The Cement Garden also poses unflinching questions regarding innocence. Don’t children have the right to have their innocence preserved? For how long can innocence be sustained? Such unanswerable questions raced through my mind during a particular scene where the three elder siblings are together in a room, bonded by grief, dealing with a scarring, life changing event. Once little Tom walks in on them, they all come together to protect his innocence and shield him from the truth. However, this is no allegoric La Vita e Bella (1997). Tom finds the truth out soon enough, a visual reminder to us all that innocence is something that once lost, is lost forever. All that is wholesome is born punctured and with an expiry date.

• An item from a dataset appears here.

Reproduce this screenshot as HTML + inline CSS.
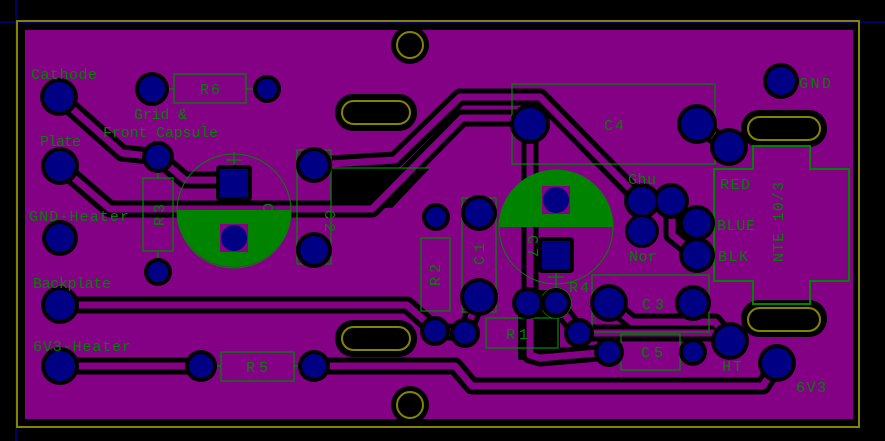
<!DOCTYPE html>
<html><head><meta charset="utf-8"><style>
html,body{margin:0;padding:0;background:#000;}
svg{display:block}
text{font-family:"Liberation Mono",monospace;fill:#008400;font-size:15px;}
</style></head><body>
<svg width="885" height="441" viewBox="0 0 885 441" xmlns="http://www.w3.org/2000/svg">
<rect width="885" height="441" fill="#000"/>
<line x1="0" y1="22" x2="885" y2="22" stroke="#0000c8" stroke-width="1"/>
<line x1="16" y1="0" x2="16" y2="441" stroke="#0000c8" stroke-width="1"/>
<rect x="17" y="21" width="842" height="406" fill="none" stroke="#848400" stroke-width="2"/>
<rect x="25" y="30" width="828" height="389" fill="#840084"/>

<!-- black fill region -->
<polygon points="331,168 430,168 392,208 331,208" fill="#000"/>
<rect x="518" y="290" width="42" height="70" fill="#000"/>

<!-- traces: clearance -->
<g fill="none" stroke="#000" stroke-width="17" stroke-linejoin="round" stroke-linecap="round">
<polyline points="59,97 122,153 158,157 185,180 234,180"/>
<polyline points="314,165 395,160 460,97 540,97 642,201"/>
<polyline points="60,166 110,209 372,209 462,118 530,118"/>
<polyline points="530,124 530,355 540,358 609,352"/>
<polyline points="697,124 729,147"/>
<polyline points="672,201 672,235 697,255"/>
<polyline points="60,305 407,305 435,330"/>
<polyline points="60,366 201,366"/>
<polyline points="314,366 455,366 472,386 763,386 777,363"/>
<polyline points="435,331 465,333 479,297"/>
<polyline points="556,303 579,333 715,333 730,341"/>
<polyline points="609,303 632,322 715,322 730,341"/>
<polyline points="234,210 234,238"/>
</g>
<g fill="none" stroke="#840084" stroke-width="7" stroke-linejoin="round" stroke-linecap="round">
<polyline points="59,97 122,153 158,157 185,180 234,180"/>
<polyline points="314,165 395,160 460,97 540,97 642,201"/>
<polyline points="60,166 110,209 372,209 462,118 530,118"/>
<polyline points="530,124 530,355 540,358 609,352"/>
<polyline points="697,124 729,147"/>
<polyline points="672,201 672,235 697,255"/>
<polyline points="60,305 407,305 435,330"/>
<polyline points="60,366 201,366"/>
<polyline points="314,366 455,366 472,386 763,386 777,363"/>
<polyline points="435,331 465,333 479,297"/>
<polyline points="556,303 579,333 715,333 730,341"/>
<polyline points="609,303 632,322 715,322 730,341"/>
</g>

<!-- holes and slots -->
<g fill="#000">
<circle cx="410" cy="45" r="19"/><circle cx="410" cy="405" r="19"/>
<rect x="335" y="94" width="82" height="37" rx="18"/>
<rect x="335" y="320" width="82" height="37" rx="18"/>
<rect x="741" y="110" width="86" height="37" rx="18"/>
<rect x="741" y="300" width="86" height="37" rx="18"/>
</g>
<g fill="none" stroke="#848400" stroke-width="2">
<circle cx="410" cy="45" r="13"/><circle cx="410" cy="405" r="13"/>
<rect x="342" y="101" width="68" height="23" rx="11.5"/>
<rect x="342" y="327" width="68" height="23" rx="11.5"/>
<rect x="748" y="117" width="72" height="23" rx="11.5"/>
<rect x="748" y="308" width="72" height="23" rx="11.5"/>
</g>

<!-- C6 and C7 capacitor shapes -->
<path d="M177,210 A57,57 0 0 0 291,210 Z" fill="#008400"/>
<circle cx="234" cy="211" r="57" fill="none" stroke="#008400" stroke-width="1"/>
<path d="M499,227 A57,57 0 0 1 613,227 Z" fill="#008400"/>
<circle cx="556" cy="227" r="57" fill="none" stroke="#008400" stroke-width="1"/>
<rect x="220" y="224" width="28" height="28" fill="#840084"/>
<rect x="542" y="186" width="28" height="28" fill="#840084"/>

<!-- silkscreen -->
<g fill="none" stroke="#008400" stroke-width="1.3">
<rect x="174" y="74" width="72" height="29"/>
<line x1="165" y1="89" x2="174" y2="89"/><line x1="246" y1="89" x2="258" y2="89"/>
<rect x="143" y="178" width="30" height="73"/>
<line x1="158" y1="170" x2="158" y2="178"/><line x1="158" y1="251" x2="158" y2="262"/>
<rect x="297" y="150" width="34" height="114"/>
<line x1="331" y1="168" x2="430" y2="168"/>
<rect x="221" y="352" width="73" height="29"/>
<line x1="212" y1="366" x2="221" y2="366"/><line x1="294" y1="366" x2="304" y2="366"/>
<rect x="421" y="238" width="29" height="73"/>
<rect x="462" y="198" width="34" height="114"/>
<rect x="512" y="84" width="203" height="80"/>
<rect x="486" y="318" width="72" height="30"/>
<rect x="592" y="275" width="117" height="57"/>
<rect x="621" y="334" width="59" height="36"/>
<circle cx="556" cy="303" r="15"/>
<line x1="234" y1="152" x2="234" y2="168"/><line x1="226" y1="160" x2="242" y2="160"/>
<line x1="556" y1="270" x2="556" y2="290"/><line x1="548" y1="277" x2="564" y2="277"/>
<polygon points="753,146 810,146 810,169 849,169 849,281 810,281 810,304 753,304 753,281 714,281 714,169 753,169" stroke-width="2"/>
</g>

<!-- pads -->
<g fill="#000">
<circle cx="59" cy="97" r="19"/><circle cx="152" cy="89" r="17"/><circle cx="267" cy="89" r="14"/>
<circle cx="60" cy="166" r="19"/><circle cx="158" cy="157" r="16"/><circle cx="158" cy="272" r="14"/>
<circle cx="60" cy="238" r="18"/><circle cx="60" cy="305" r="19"/><circle cx="60" cy="366" r="19"/>
<circle cx="201" cy="366" r="16"/><circle cx="314" cy="366" r="16"/>
<rect x="216" y="165" width="36" height="36" rx="4"/><circle cx="314" cy="165" r="18"/><circle cx="314" cy="250" r="18"/>
<circle cx="436" cy="217" r="14"/><circle cx="435" cy="331" r="15"/><circle cx="465" cy="333" r="15"/>
<circle cx="479" cy="213" r="18"/><circle cx="479" cy="297" r="19"/>
<circle cx="530" cy="124" r="20"/><circle cx="697" cy="124" r="20"/><circle cx="729" cy="147" r="19"/>
<circle cx="781" cy="81" r="18"/>
<rect x="538" y="237" width="36" height="36" rx="4"/>
<circle cx="642" cy="201" r="18"/><circle cx="671" cy="201" r="18"/><circle cx="697" cy="223" r="18"/>
<circle cx="642" cy="231" r="17"/><circle cx="697" cy="255" r="18"/>
<circle cx="528" cy="303" r="16"/><circle cx="556" cy="303" r="15"/>
<circle cx="609" cy="303" r="19"/><circle cx="693" cy="303" r="18"/>
<circle cx="579" cy="333" r="15"/><circle cx="609" cy="352" r="15"/><circle cx="693" cy="352" r="14"/>
<circle cx="730" cy="341" r="19"/><circle cx="777" cy="363" r="19"/>
</g>
<g fill="#000084">
<circle cx="59" cy="97" r="15"/><circle cx="152" cy="89" r="13"/><circle cx="267" cy="89" r="10"/>
<circle cx="60" cy="166" r="15"/><circle cx="158" cy="157" r="12"/><circle cx="158" cy="272" r="10"/>
<circle cx="60" cy="238" r="14"/><circle cx="60" cy="305" r="15"/><circle cx="60" cy="366" r="15"/>
<circle cx="201" cy="366" r="12"/><circle cx="314" cy="366" r="12"/>
<rect x="220" y="169" width="28" height="28"/><circle cx="234" cy="238" r="13"/>
<circle cx="314" cy="165" r="14"/><circle cx="314" cy="250" r="14"/>
<circle cx="436" cy="217" r="10"/><circle cx="435" cy="331" r="11"/><circle cx="465" cy="333" r="11"/>
<circle cx="479" cy="213" r="14"/><circle cx="479" cy="297" r="15"/>
<circle cx="530" cy="124" r="16"/><circle cx="697" cy="124" r="16"/><circle cx="729" cy="147" r="15"/>
<circle cx="781" cy="81" r="14"/>
<circle cx="556" cy="200" r="13"/><rect x="542" y="241" width="28" height="28"/>
<circle cx="642" cy="201" r="14"/><circle cx="671" cy="201" r="14"/><circle cx="697" cy="223" r="14"/>
<circle cx="642" cy="231" r="14"/><circle cx="697" cy="255" r="14"/>
<circle cx="528" cy="303" r="12"/><circle cx="556" cy="303" r="11"/>
<circle cx="609" cy="303" r="15"/><circle cx="693" cy="303" r="14"/>
<circle cx="579" cy="333" r="11"/><circle cx="609" cy="352" r="11"/><circle cx="693" cy="352" r="10"/>
<circle cx="730" cy="341" r="15"/><circle cx="777" cy="363" r="15"/>
</g>

<!-- labels -->
<text x="31" y="79" textLength="66">Cathode</text>
<text x="134" y="119" textLength="53">Grid &amp;</text>
<text x="103" y="137" textLength="115">Front Capsule</text>
<text x="40" y="146" textLength="41">Plate</text>
<text x="29" y="221" textLength="100">GND-Heater</text>
<text x="33" y="288" textLength="78">Backplate</text>
<text x="33" y="351" textLength="98">6V3-Heater</text>
<text x="200" y="94" textLength="20">R6</text>
<text x="246" y="372" textLength="22">R5</text>
<text x="506" y="339" textLength="22">R1</text>
<text x="641" y="357" textLength="22">C5</text>
<text x="642" y="309" textLength="22">C3</text>
<text x="604" y="130" textLength="20">C4</text>
<text x="569" y="292" textLength="20">R4</text>
<text x="628" y="184" textLength="28">Ghu</text>
<text x="629" y="261" textLength="28">Nor</text>
<text x="720" y="189" textLength="30">RED</text>
<text x="717" y="230" textLength="38">BLUE</text>
<text x="718" y="261" textLength="30">BLK</text>
<text x="799" y="88" textLength="32">GND</text>
<text x="722" y="371" textLength="20">HT</text>
<text x="796" y="392" textLength="30">6V3</text>
<g>
<text transform="translate(164,226) rotate(-90)" textLength="22">R3</text>
<text transform="translate(263,203) rotate(90)" textLength="22">C6</text>
<text transform="translate(325,210) rotate(90)" textLength="22">C2</text>
<text transform="translate(440,286) rotate(-90)" textLength="22">R2</text>
<text transform="translate(484,265) rotate(-90)" textLength="22">C1</text>
<text transform="translate(528,235) rotate(90)" textLength="22">C7</text>
<text transform="translate(783,262) rotate(-90)" textLength="80">NTE 10/3</text>
</g>
</svg>
</body></html>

T.C.G reeks of tragic pathos and despair. It hammers the same message home over and over again – what is lost is lost forever. What is wrong, shunned and generally considered abhorrent, can at the same time and in certain circumstances, even be healing.

The film’s ending is quite heart-rending, expertly tying up all the family’s overwhelmingly sad loose ends in a perfectly depressing bowtie. Flies swarm in the kitchen. Bodies are hidden in cellars. Brother and sister freely and unashamedly share themselves with each other. Fearful of being discovered and outed by ‘normal’ society, without any inclination to do something about it. Jack and Julie have taken many tiny steps together which have brought them to where they are today.
A good film takes you places you haven’t been before. It makes you think differently and question the reasoning behind your own judgement. As the audience, our beliefs and sympathies are questioned. Even though everything that takes place in this story is utterly wrong and even horrifying, it becomes clear that what Jack and July ultimately become is the natural outcome of a greater context. The knowledge that in a moment, the semblance of a new normality they manage to construct together could soon be destroyed, is the perhaps most tragic concept of all.